Entre 1981 et 2005, le nombre des pauvres dans le monde a diminué de 500 millions, et leur proportion dans la population totale est tombée de 52 % à 26 %. Cette bonne nouvelle – relative, puisque l'Afrique ne profite pas de cette embellie – est extraite d'un rapport publié, le 26 août, par la Banque mondiale, et intitulé "Les pays en développement sont plus pauvres qu'on le croyait, mais le combat qu'ils mènent contre la pauvreté porte ses fruits".
En effet, la Banque a profondément révisé ses données sur la pauvreté. Elle a pris en compte 675 enquêtes conduites auprès des ménages dans 116 pays en développement représentant 96 % des populations de cette catégorie de pays. Les résultats obtenus au titre de l'année la plus récente sont basés sur des entretiens avec un échantillon aléatoire de 1,2 million de ménages.
A partir de quel niveau de revenu est-on pauvre ? Le seuil de pauvreté moyen est établi à 1,25 dollar par jour (valeur 2005) dans les vingt pays les moins développés. Mais cette moyenne fluctue selon la richesse du pays. C'est ainsi que le seuil de pauvreté est plus proche de 1 dollar par jour en Inde ou en Chine et de l'ordre de 2 dollars dans les régions à revenu intermédiaire, comme l'Amérique latine ou l'Europe de l'est.
"Les anciennes données prêtaient à penser que le nombre de pauvres était tombé en dessous du milliard de personnes", note la Banque, "mais en tenant compte de l'augmentation du coût de la vie dans les pays en développement, leur nombre est désormais estimé à 1,4 milliard de personnes", contre 1,9 milliard en 1981. "Ces nouvelles données confirment que le monde atteindra probablement le premier objectif de développement pour le Millénaire arrêté par l'ONU, consistant à réduire de moitié le taux de pauvreté de 1990, au plus tard en 2015, commente Justin Lin, chef économiste de la Banque. Le taux de pauvreté a baissé d'environ un point par an depuis 1981."
Les progrès sont très contrastés selon les régions. L'Asie de l'Est, qui affichait le taux de pauvreté le plus élevé du monde avec 80 % en 1981, a obtenu des résultats si spectaculaires que le taux y est tombé à 18 % et que 600 millions de personnes y sont sorties de la très grande misère.
500 MILLIONS DE PERSONNES POURRAIENT BASCULER À NOUVEAU DANS LA PAUVRETÉ
Le taux de pauvreté recule aussi en Asie du Sud, en Amérique latine, aux Caraïbes, au Moyen Orient et en Afrique du Nord, mais pas suffisamment pour que le nombre des très pauvres baisse.

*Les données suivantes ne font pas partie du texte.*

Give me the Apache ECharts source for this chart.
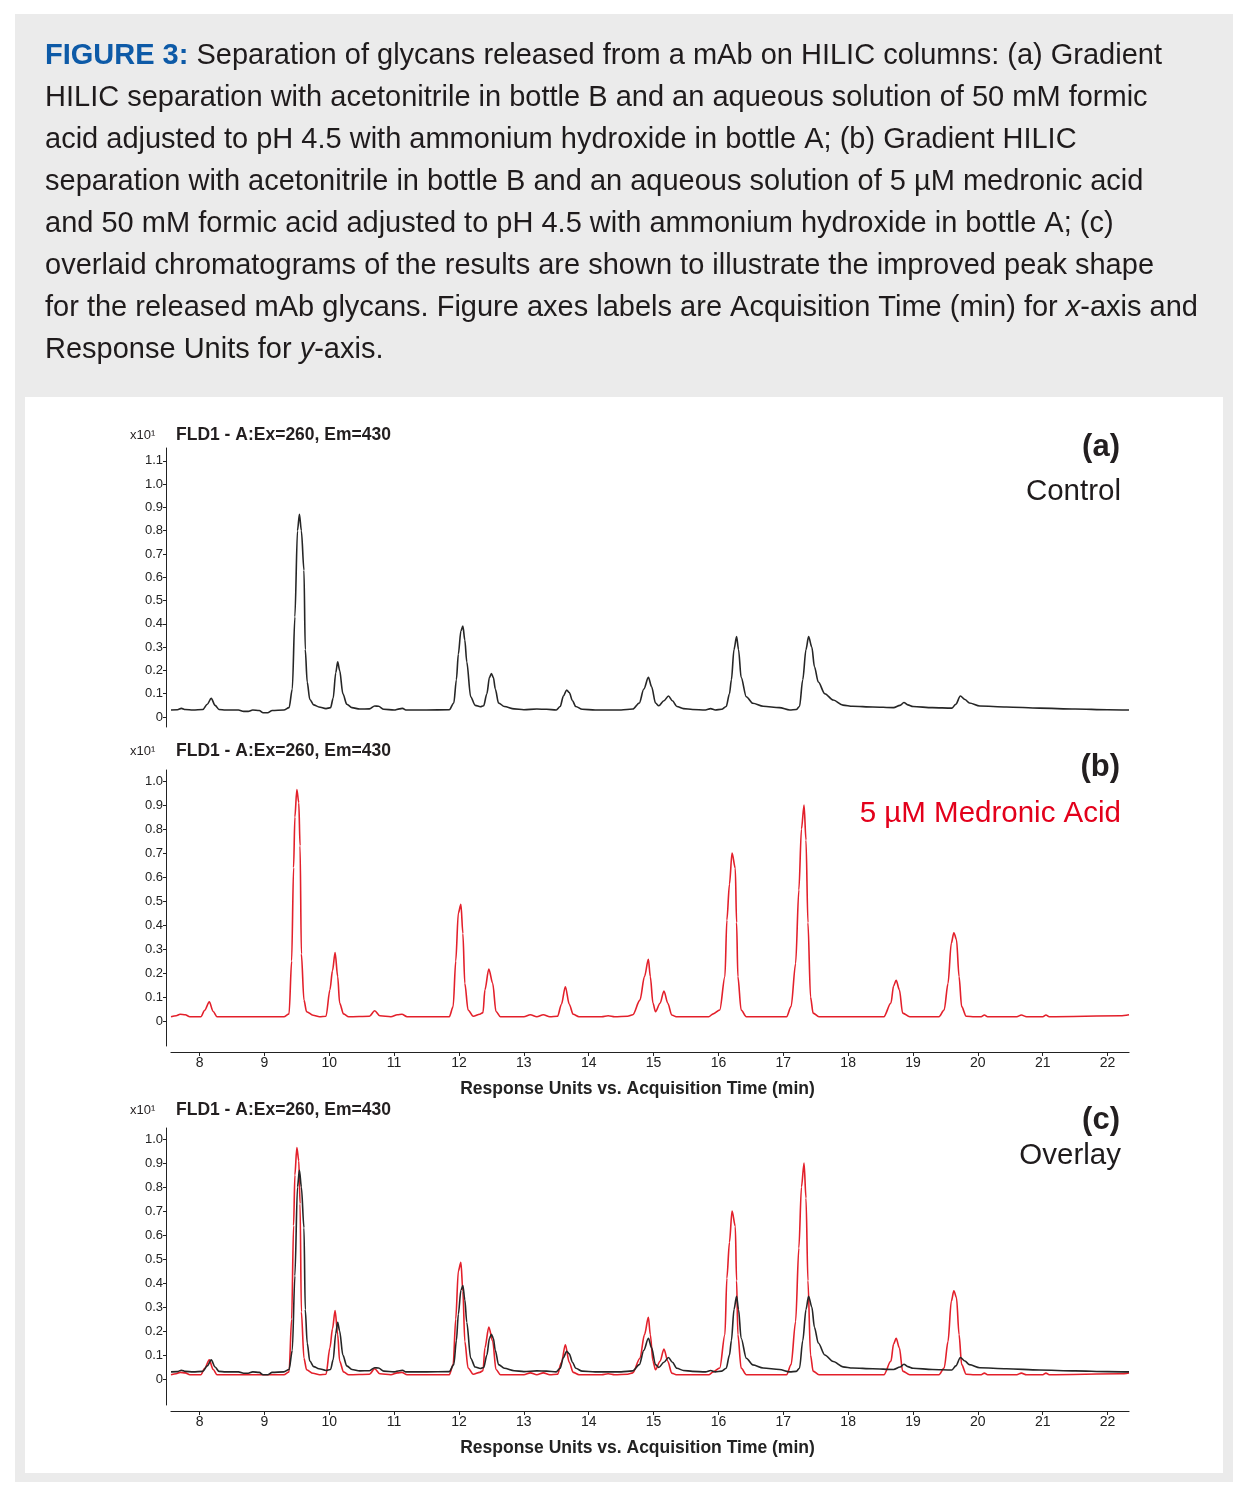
<!DOCTYPE html>
<html>
<head>
<meta charset="utf-8">
<script src="https://cdn.jsdelivr.net/npm/echarts@6/dist/echarts.min.js"></script>
<style>
html,body{margin:0;padding:0;background:#fff;}
#c{width:1254px;height:1494px;}
</style>
</head>
<body>
<div id="c"></div>
<script>
// ---------- DATA ----------
// Control trace (a): [time (min), response (x10^1)]
const controlTrace = [
[7.56,0.030],[7.66,0.031],[7.72,0.037],[7.78,0.032],[7.90,0.030],
[8.05,0.032],[8.12,0.055],[8.18,0.080],[8.24,0.050],[8.30,0.032],[8.40,0.030],
[8.60,0.030],[8.68,0.024],[8.75,0.024],[8.82,0.030],[8.92,0.028],[8.98,0.018],[9.05,0.018],[9.12,0.028],[9.30,0.030],
[9.38,0.040],[9.43,0.12],[9.47,0.43],[9.51,0.80],[9.54,0.87],[9.57,0.80],[9.61,0.63],[9.63,0.29],[9.66,0.15],[9.70,0.075],[9.76,0.052],[9.84,0.043],[9.95,0.036],[10.02,0.040],
[10.06,0.08],[10.10,0.19],[10.13,0.237],[10.16,0.20],[10.21,0.10],[10.27,0.055],[10.35,0.040],[10.47,0.034],
[10.62,0.035],[10.70,0.047],[10.76,0.046],[10.84,0.033],[11.00,0.030],[11.08,0.035],[11.13,0.037],[11.18,0.030],
[11.50,0.030],[11.85,0.031],[11.92,0.06],[11.96,0.16],[11.99,0.27],[12.03,0.37],[12.06,0.39],[12.09,0.33],[12.12,0.237],[12.18,0.087],[12.25,0.050],[12.33,0.044],[12.38,0.048],
[12.43,0.10],[12.47,0.17],[12.50,0.187],[12.53,0.17],[12.56,0.12],[12.61,0.06],[12.70,0.045],[12.85,0.035],[13.00,0.031],
[13.20,0.034],[13.35,0.033],[13.50,0.030],[13.56,0.045],[13.61,0.09],[13.66,0.116],[13.70,0.105],[13.75,0.07],[13.80,0.045],[13.90,0.033],[14.10,0.030],
[14.50,0.030],[14.68,0.034],[14.78,0.06],[14.85,0.12],[14.92,0.17],[14.97,0.13],[15.03,0.06],[15.08,0.048],[15.16,0.07],[15.23,0.09],[15.29,0.07],[15.36,0.045],[15.46,0.036],[15.60,0.032],[15.80,0.030],[15.88,0.036],[15.95,0.030],[16.05,0.033],
[16.12,0.045],[16.17,0.10],[16.20,0.16],[16.24,0.29],[16.28,0.345],[16.31,0.29],[16.35,0.17],[16.43,0.087],[16.53,0.059],[16.69,0.046],[16.94,0.040],[17.10,0.030],[17.20,0.032],
[17.25,0.045],[17.30,0.16],[17.35,0.29],[17.39,0.345],[17.44,0.30],[17.48,0.216],[17.54,0.15],[17.64,0.10],[17.77,0.073],[17.92,0.051],[18.07,0.046],[18.38,0.043],[18.70,0.040],
[18.80,0.050],[18.86,0.062],[18.92,0.052],[19.00,0.045],[19.30,0.040],[19.60,0.038],[19.66,0.055],[19.73,0.09],[19.80,0.075],[19.87,0.060],[20.03,0.047],[20.44,0.043],[20.95,0.038],[21.50,0.034],[22.00,0.031],[22.33,0.030]
];
// 5 uM medronic acid trace (b)
const medronicTrace = [
[7.56,0.018],[7.64,0.022],[7.70,0.028],[7.78,0.026],[7.85,0.018],[8.02,0.018],[8.08,0.045],[8.15,0.080],[8.21,0.040],[8.27,0.018],
[9.30,0.018],[9.38,0.030],[9.42,0.25],[9.45,0.64],[9.47,0.85],[9.50,0.965],[9.53,0.91],[9.55,0.73],[9.57,0.28],[9.61,0.087],[9.65,0.039],[9.75,0.024],[9.85,0.018],[9.95,0.020],
[10.01,0.13],[10.05,0.21],[10.09,0.285],[10.13,0.185],[10.16,0.075],[10.22,0.030],[10.30,0.018],
[10.62,0.020],[10.70,0.043],[10.78,0.022],[10.95,0.018],[11.05,0.026],[11.12,0.028],[11.20,0.018],
[11.85,0.018],[11.91,0.06],[11.95,0.25],[11.99,0.45],[12.03,0.486],[12.06,0.365],[12.09,0.157],[12.14,0.046],[12.22,0.020],[12.32,0.028],[12.37,0.035],
[12.40,0.13],[12.46,0.217],[12.52,0.157],[12.57,0.040],[12.64,0.018],
[13.00,0.018],[13.10,0.026],[13.20,0.018],[13.30,0.026],[13.40,0.018],[13.52,0.020],[13.58,0.07],[13.64,0.143],[13.70,0.07],[13.76,0.028],[13.85,0.018],
[14.20,0.018],[14.30,0.022],[14.40,0.018],[14.60,0.020],[14.68,0.026],[14.79,0.087],[14.86,0.185],[14.92,0.257],[14.95,0.185],[14.99,0.075],[15.03,0.039],[15.10,0.074],[15.16,0.125],[15.22,0.074],[15.28,0.025],[15.35,0.018],
[15.85,0.018],[15.92,0.030],[16.02,0.046],[16.10,0.185],[16.13,0.42],[16.17,0.57],[16.21,0.70],[16.26,0.636],[16.28,0.41],[16.30,0.185],[16.35,0.046],[16.43,0.018],
[17.05,0.018],[17.12,0.06],[17.19,0.24],[17.24,0.546],[17.28,0.80],[17.32,0.90],[17.35,0.754],[17.38,0.41],[17.42,0.10],[17.46,0.033],[17.55,0.018],
[18.55,0.018],[18.66,0.075],[18.70,0.146],[18.74,0.17],[18.79,0.13],[18.84,0.033],[18.95,0.018],
[19.40,0.018],[19.48,0.046],[19.54,0.157],[19.59,0.324],[19.63,0.368],[19.67,0.34],[19.71,0.185],[19.75,0.06],[19.82,0.020],[19.95,0.018],
[20.05,0.018],[20.10,0.025],[20.15,0.018],[20.60,0.018],[20.67,0.025],[20.75,0.018],[21.00,0.018],[21.05,0.025],[21.10,0.018],[22.20,0.022],[22.33,0.026]
];
// Tick labels
const xTicks = [8,9,10,11,12,13,14,15,16,17,18,19,20,21,22];
const yTicksA = [0,0.1,0.2,0.3,0.4,0.5,0.6,0.7,0.8,0.9,1.0,1.1];
const yTicksBC = [0,0.1,0.2,0.3,0.4,0.5,0.6,0.7,0.8,0.9,1.0];
const panelTitle = 'FLD1 - A:Ex=260, Em=430';
const xAxisTitle = 'Response Units vs. Acquisition Time (min)';
const captionLines = [
  [['b','FIGURE 3:'],['n',' Separation of glycans released from a mAb on HILIC columns: (a) Gradient']],
  [['n','HILIC separation with acetonitrile in bottle B and an aqueous solution of 50 mM formic']],
  [['n','acid adjusted to pH 4.5 with ammonium hydroxide in bottle A; (b) Gradient HILIC']],
  [['n','separation with acetonitrile in bottle B and an aqueous solution of 5 \u00b5M medronic acid']],
  [['n','and 50 mM formic acid adjusted to pH 4.5 with ammonium hydroxide in bottle A; (c)']],
  [['n','overlaid chromatograms of the results are shown to illustrate the improved peak shape']],
  [['n','for the released mAb glycans. Figure axes labels are Acquisition Time (min) for '],['i','x'],['n','-axis and']],
  [['n','Response Units for '],['i','y'],['n','-axis.']]
];

// ---------- CHART ----------
const FONT = '"Liberation Sans", Arial, Helvetica, sans-serif';
const BLACK = '#262626';
const RED = '#e3202b';
const X_MIN = 7.56, X_MAX = 22.33;
const GL = 171, GW = 958;

function fmtY(v){ return v === 0 ? '0' : v.toFixed(1); }

function yAxisCfg(idx, min, max, ticks){
  return {
    type:'value', gridIndex: idx, min: min, max: max, offset: 5,
    axisLine:{show:true, lineStyle:{color:'#222', width:1}},
    axisTick:{show:true, length:3, customValues: ticks, lineStyle:{color:'#222'}},
    axisLabel:{show:true, customValues: ticks, formatter: fmtY, fontFamily: FONT, fontSize: 13, color:'#222', margin: 3},
    splitLine:{show:false}
  };
}
function xAxisCfg(idx, show){
  return {
    type:'value', gridIndex: idx, min: X_MIN, max: X_MAX, show: show, offset: 6,
    axisLine:{show:true, onZero:false, lineStyle:{color:'#222', width:1.2}},
    axisTick:{show:true, length:4, customValues: xTicks, lineStyle:{color:'#222'}},
    axisLabel:{show:true, customValues: xTicks, fontFamily: FONT, fontSize: 14, color:'#222', margin: 4},
    splitLine:{show:false},
    name: show ? xAxisTitle : '', nameLocation:'middle', nameGap: 28,
    nameTextStyle:{fontFamily: FONT, fontSize: 17.5, fontWeight:'bold', color:'#222', padding:[0,25,0,0]}
  };
}

const graphics = [
  {type:'rect', shape:{x:15, y:14, width:1218, height:1468}, style:{fill:'#ebebeb'}, z:-10, silent:true},
  {type:'rect', shape:{x:25, y:397, width:1198, height:1076}, style:{fill:'#ffffff'}, z:-9, silent:true}
];
captionLines.forEach(function(parts, i){
  const txt = parts.map(function(p){ return '{' + p[0] + '|' + p[1] + '}'; }).join('');
  graphics.push({
    type:'text', x:45, y:56 + 42*i, z:10,
    style:{
      text: txt, verticalAlign:'middle', align:'left',
      rich:{
        b:{fontFamily: FONT, fontSize:29, fontWeight:'bold', fill:'#0d5aa7'},
        n:{fontFamily: FONT, fontSize:29, fill:'#1f1b1c'},
        i:{fontFamily: FONT, fontSize:29, fontStyle:'italic', fill:'#1f1b1c'}
      }
    }
  });
});
const panelHeads = [
  {y:435, tag:'(a)', tagY:447, sub:'Control', subY:492, subColor:'#1f1b1c'},
  {y:751, tag:'(b)', tagY:767, sub:'5 \u00b5M Medronic Acid', subY:814, subColor:'#e3001b'},
  {y:1110, tag:'(c)', tagY:1120, sub:'Overlay', subY:1156, subColor:'#1f1b1c'}
];
panelHeads.forEach(function(h){
  graphics.push({type:'text', x:130, y:h.y, z:10, style:{text:'x10\u00b9', fontFamily: FONT, fontSize:13, fill:'#231f20', verticalAlign:'middle'}});
  graphics.push({type:'text', x:176, y:h.y, z:10, style:{text: panelTitle, fontFamily: FONT, fontSize:17.5, fontWeight:'bold', fill:'#231f20', verticalAlign:'middle'}});
  graphics.push({type:'text', x:1120, y:h.tagY, z:10, style:{text: h.tag, fontFamily: FONT, fontSize:31, fontWeight:'bold', fill:'#231f20', verticalAlign:'middle', align:'right'}});
  graphics.push({type:'text', x:1121, y:h.subY, z:10, style:{text: h.sub, fontFamily: FONT, fontSize:29.5, fill:h.subColor, verticalAlign:'middle', align:'right'}});
});

const option = {
  animation:false,
  backgroundColor:'#ffffff',
  graphic: graphics,
  grid:[
    {left:GL, width:GW, top:448, height:279},
    {left:GL, width:GW, top:770, height:276},
    {left:GL, width:GW, top:1128, height:277}
  ],
  xAxis:[ xAxisCfg(0,false), xAxisCfg(1,true), xAxisCfg(2,true) ],
  yAxis:[
    yAxisCfg(0, -0.043, 1.155, yTicksA),
    yAxisCfg(1, -0.104, 1.046, yTicksBC),
    yAxisCfg(2, -0.108, 1.046, yTicksBC)
  ],
  series:[
    {type:'line', name:'Control', xAxisIndex:0, yAxisIndex:0, data: controlTrace, showSymbol:false, smooth:0.3, smoothMonotone:'x', lineStyle:{color:BLACK, width:1.6}, z:3},
    {type:'line', name:'5 uM Medronic Acid', xAxisIndex:1, yAxisIndex:1, data: medronicTrace, showSymbol:false, smooth:0.3, smoothMonotone:'x', lineStyle:{color:RED, width:1.6}, z:3},
    {type:'line', name:'Overlay medronic', xAxisIndex:2, yAxisIndex:2, data: medronicTrace, showSymbol:false, smooth:0.3, smoothMonotone:'x', lineStyle:{color:RED, width:1.6}, z:3},
    {type:'line', name:'Overlay control', xAxisIndex:2, yAxisIndex:2, data: controlTrace, showSymbol:false, smooth:0.3, smoothMonotone:'x', lineStyle:{color:BLACK, width:1.6}, z:4}
  ]
};
const chart = echarts.init(document.getElementById('c'), null, {renderer:'canvas', width:1254, height:1494});
chart.setOption(option);
</script>
</body>
</html>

En revanche, l'Afrique subsaharienne n'a pas vu diminuer son taux de pauvreté, stabilisé à 50 % depuis vingt-cinq ans. Pire, le nombre de ses déshérités (en moyenne, moins de 0,70 dollar de revenu par jour) a pratiquement doublé, passant de 200 à 380 millions de personnes. A ce rythme, un tiers du milliard de pauvres que comptera le monde en 2015 se trouvera en Afrique subsaharienne.
Le rapport de la Banque souligne que, dans le monde, "la plus grande partie des 500 à 600 millions de personnes sorties de l'extrême pauvreté entre 1981 et 2005, d'après le critère de 1,25 dollar par jour, sont toujours pauvres." Elle déplore qu'"aucun progrès notable n'ait été réalisé pour franchir le seuil de 2 dollars par jour (…) En effet, le nombre des personnes vivant avec un revenu situé entre 1,25 et 2 dollars par jour a doublé, passant de 600 millions à 1,2 milliard", et le total des personnes vivant avec moins de 2 dollars par jour s'élève à 2,5 milliards, chiffre inchangé depuis 1981.
L'inflation des prix des matières premières et du pétrole avait débuté dès 2003, mais ses effets ne se sont pas fait sentir fortement dans les budgets des ménages avant 2007.
Depuis que la Banque a refait ses comptes, le renchérissement des produits de base, comme le riz, le blé ou le maïs, a significativement dégradé les budgets des ménages des pays en développement. Les experts estiment que 500 millions de personnes pourraient, de ce fait, basculer à nouveau dans la pauvreté. Les émeutes qui ont éclaté en Afrique ou en Asie du Sud-Est depuis un an en témoignent.